*WORK TO BE COMPLETED:*
Extract the whole listing as it stands. Do not include the pictures.

Begin

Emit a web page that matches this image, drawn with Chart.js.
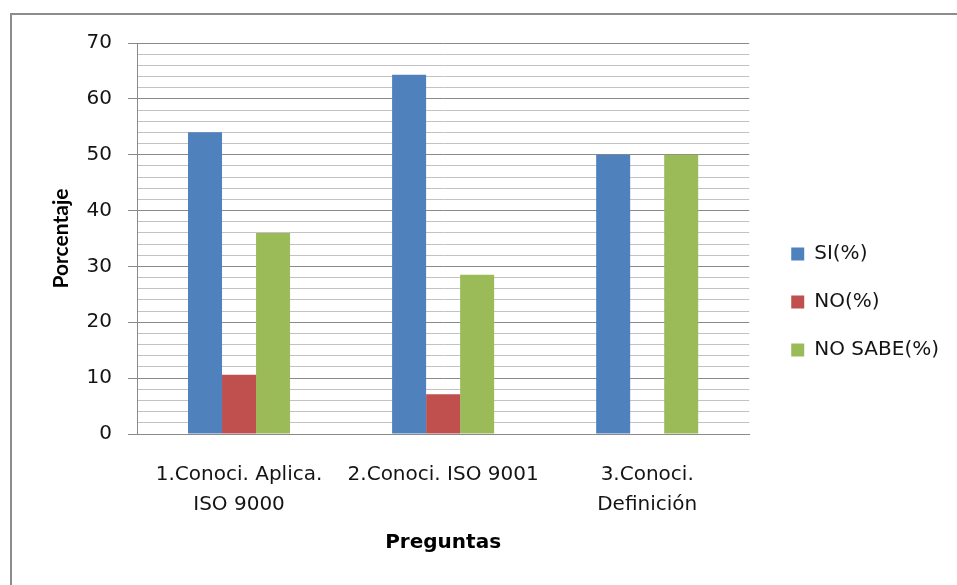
<!DOCTYPE html>
<html>
<head>
<meta charset="utf-8">
<script src="https://cdn.jsdelivr.net/npm/chart.js@4/dist/chart.umd.min.js"></script>
<style>
  html, body { margin: 0; padding: 0; background: #ffffff; }
  #wrap { width: 957px; height: 585px; }
</style>
</head>
<body>
<div id="wrap"><canvas id="chart" width="957" height="585"></canvas></div>
<script>
// Survey questions (category axis)
const categories = [
  ['1.Conoci. Aplica.', 'ISO 9000'],
  '2.Conoci. ISO 9001',
  ['3.Conoci.', 'Definición']
];

// Answer shares per question, in percent
const siValues     = [54, 64.3, 50];
const noValues     = [10.6, 7.1, 0];
const noSabeValues = [36, 28.5, 50];

const seriesNames = ['SI(%)', 'NO(%)', 'NO SABE(%)'];

// Value axis
const yMin = 0;
const yMax = 70;
const yMinorStep = 2;
const yMajorStep = 10;

const TEXT = '#141414';
const MAJOR_GRID = '#8a8a8a';
const MINOR_GRID = '#c2c2c2';

// Outer frame around the chart
const framePlugin = {
  id: 'frame',
  beforeDraw(chart) {
    const ctx = chart.ctx;
    ctx.save();
    ctx.fillStyle = '#ffffff';
    ctx.fillRect(0, 0, chart.width, chart.height);
    ctx.strokeStyle = '#8c8c8c';
    ctx.lineWidth = 2;
    ctx.strokeRect(11, 14, chart.width + 20, chart.height + 20);
    ctx.restore();
  }
};

// Leave a gap between the plot area and the legend entries
const legendGapPlugin = {
  id: 'legendGap',
  afterLayout(chart) {
    const lg = chart.legend;
    if (!lg) return;
    const shift = 14;
    lg.left += shift;
    lg.right += shift;
  }
};

const isMajor = v => Math.abs(v % yMajorStep) < 1e-9;

new Chart(document.getElementById('chart'), {
  type: 'bar',
  data: {
    labels: categories,
    datasets: [
      { label: seriesNames[0], data: siValues,     backgroundColor: '#4f81bd', borderWidth: 0 },
      { label: seriesNames[1], data: noValues,     backgroundColor: '#c0504d', borderWidth: 0 },
      { label: seriesNames[2], data: noSabeValues, backgroundColor: '#9bbb59', borderWidth: 0 }
    ]
  },
  options: {
    responsive: false,
    animation: false,
    devicePixelRatio: 1,
    layout: { padding: { left: 10, top: 43, right: 22, bottom: 24 } },
    datasets: {
      bar: { categoryPercentage: 0.5, barPercentage: 1.0 }
    },
    plugins: {
      tooltip: { enabled: false },
      legend: {
        position: 'right',
        align: 'center',
        labels: {
          boxWidth: 13,
          boxHeight: 13,
          padding: 28,
          color: TEXT,
          font: { family: 'DejaVu Sans', size: 20 }
        }
      }
    },
    scales: {
      x: {
        grid: { display: false },
        border: { display: true, color: MAJOR_GRID, width: 1 },
        ticks: {
          autoSkip: false,
          maxRotation: 0,
          minRotation: 0,
          padding: 18,
          color: TEXT,
          font: { family: 'DejaVu Sans', size: 20, lineHeight: 1.5 }
        },
        title: {
          display: true,
          text: 'Preguntas',
          color: '#000000',
          padding: { top: 0, bottom: 6 },
          font: { family: 'DejaVu Sans', size: 20, weight: 'bold' }
        },
        afterFit(scale) { scale.height = 127; }
      },
      y: {
        min: yMin,
        max: yMax,
        grid: {
          color: ctx => isMajor(ctx.tick.value) ? MAJOR_GRID : MINOR_GRID,
          tickColor: ctx => isMajor(ctx.tick.value) ? MAJOR_GRID : 'rgba(0,0,0,0)',
          tickLength: 9,
          lineWidth: 1
        },
        border: { display: true, color: MAJOR_GRID, width: 1 },
        ticks: {
          stepSize: yMinorStep,
          autoSkip: false,
          padding: 16,
          color: TEXT,
          font: { family: 'DejaVu Sans', size: 20 },
          callback: v => isMajor(v) ? String(v) : ''
        },
        title: {
          display: true,
          text: 'Porcentaje',
          color: '#000000',
          padding: { top: 39, bottom: 0 },
          font: { family: 'Lato', size: 21, weight: 'bold' }
        },
        afterFit(scale) { scale.width = 127; }
      }
    }
  },
  plugins: [framePlugin, legendGapPlugin]
});
</script>
</body>
</html>
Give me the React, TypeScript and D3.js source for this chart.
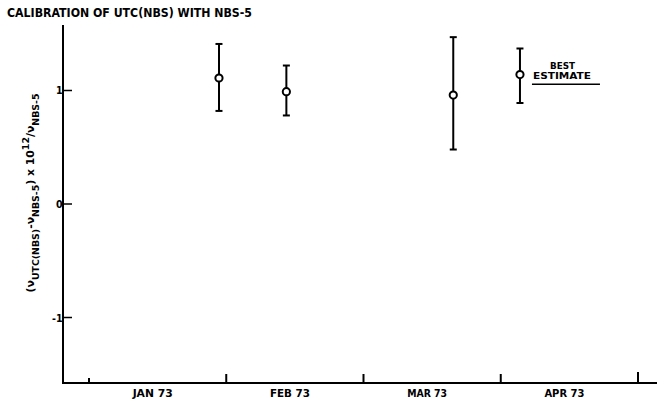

End

*WORKED ANSWER:*
Emit a web page that matches this image, drawn with Chart.js.
<!DOCTYPE html>
<html>
<head>
<meta charset="utf-8">
<script src="https://cdn.jsdelivr.net/npm/chart.js@4/dist/chart.umd.min.js"></script>
<style>
  html, body { margin: 0; padding: 0; background: #ffffff; }
  #wrap { width: 957px; height: 585px; }
</style>
</head>
<body>
<div id="wrap"><canvas id="chart" width="957" height="585"></canvas></div>
<script>
// Survey questions (category axis)
const categories = [
  ['1.Conoci. Aplica.', 'ISO 9000'],
  '2.Conoci. ISO 9001',
  ['3.Conoci.', 'Definición']
];

// Answer shares per question, in percent
const siValues     = [54, 64.3, 50];
const noValues     = [10.6, 7.1, 0];
const noSabeValues = [36, 28.5, 50];

const seriesNames = ['SI(%)', 'NO(%)', 'NO SABE(%)'];

// Value axis
const yMin = 0;
const yMax = 70;
const yMinorStep = 2;
const yMajorStep = 10;

const TEXT = '#141414';
const MAJOR_GRID = '#8a8a8a';
const MINOR_GRID = '#c2c2c2';

// Outer frame around the chart
const framePlugin = {
  id: 'frame',
  beforeDraw(chart) {
    const ctx = chart.ctx;
    ctx.save();
    ctx.fillStyle = '#ffffff';
    ctx.fillRect(0, 0, chart.width, chart.height);
    ctx.strokeStyle = '#8c8c8c';
    ctx.lineWidth = 2;
    ctx.strokeRect(11, 14, chart.width + 20, chart.height + 20);
    ctx.restore();
  }
};

// Leave a gap between the plot area and the legend entries
const legendGapPlugin = {
  id: 'legendGap',
  afterLayout(chart) {
    const lg = chart.legend;
    if (!lg) return;
    const shift = 14;
    lg.left += shift;
    lg.right += shift;
  }
};

const isMajor = v => Math.abs(v % yMajorStep) < 1e-9;

new Chart(document.getElementById('chart'), {
  type: 'bar',
  data: {
    labels: categories,
    datasets: [
      { label: seriesNames[0], data: siValues,     backgroundColor: '#4f81bd', borderWidth: 0 },
      { label: seriesNames[1], data: noValues,     backgroundColor: '#c0504d', borderWidth: 0 },
      { label: seriesNames[2], data: noSabeValues, backgroundColor: '#9bbb59', borderWidth: 0 }
    ]
  },
  options: {
    responsive: false,
    animation: false,
    devicePixelRatio: 1,
    layout: { padding: { left: 10, top: 43, right: 22, bottom: 24 } },
    datasets: {
      bar: { categoryPercentage: 0.5, barPercentage: 1.0 }
    },
    plugins: {
      tooltip: { enabled: false },
      legend: {
        position: 'right',
        align: 'center',
        labels: {
          boxWidth: 13,
          boxHeight: 13,
          padding: 28,
          color: TEXT,
          font: { family: 'DejaVu Sans', size: 20 }
        }
      }
    },
    scales: {
      x: {
        grid: { display: false },
        border: { display: true, color: MAJOR_GRID, width: 1 },
        ticks: {
          autoSkip: false,
          maxRotation: 0,
          minRotation: 0,
          padding: 18,
          color: TEXT,
          font: { family: 'DejaVu Sans', size: 20, lineHeight: 1.5 }
        },
        title: {
          display: true,
          text: 'Preguntas',
          color: '#000000',
          padding: { top: 0, bottom: 6 },
          font: { family: 'DejaVu Sans', size: 20, weight: 'bold' }
        },
        afterFit(scale) { scale.height = 127; }
      },
      y: {
        min: yMin,
        max: yMax,
        grid: {
          color: ctx => isMajor(ctx.tick.value) ? MAJOR_GRID : MINOR_GRID,
          tickColor: ctx => isMajor(ctx.tick.value) ? MAJOR_GRID : 'rgba(0,0,0,0)',
          tickLength: 9,
          lineWidth: 1
        },
        border: { display: true, color: MAJOR_GRID, width: 1 },
        ticks: {
          stepSize: yMinorStep,
          autoSkip: false,
          padding: 16,
          color: TEXT,
          font: { family: 'DejaVu Sans', size: 20 },
          callback: v => isMajor(v) ? String(v) : ''
        },
        title: {
          display: true,
          text: 'Porcentaje',
          color: '#000000',
          padding: { top: 39, bottom: 0 },
          font: { family: 'Lato', size: 21, weight: 'bold' }
        },
        afterFit(scale) { scale.width = 127; }
      }
    }
  },
  plugins: [framePlugin, legendGapPlugin]
});
</script>
</body>
</html>
Give me the React, TypeScript and D3.js source for this chart.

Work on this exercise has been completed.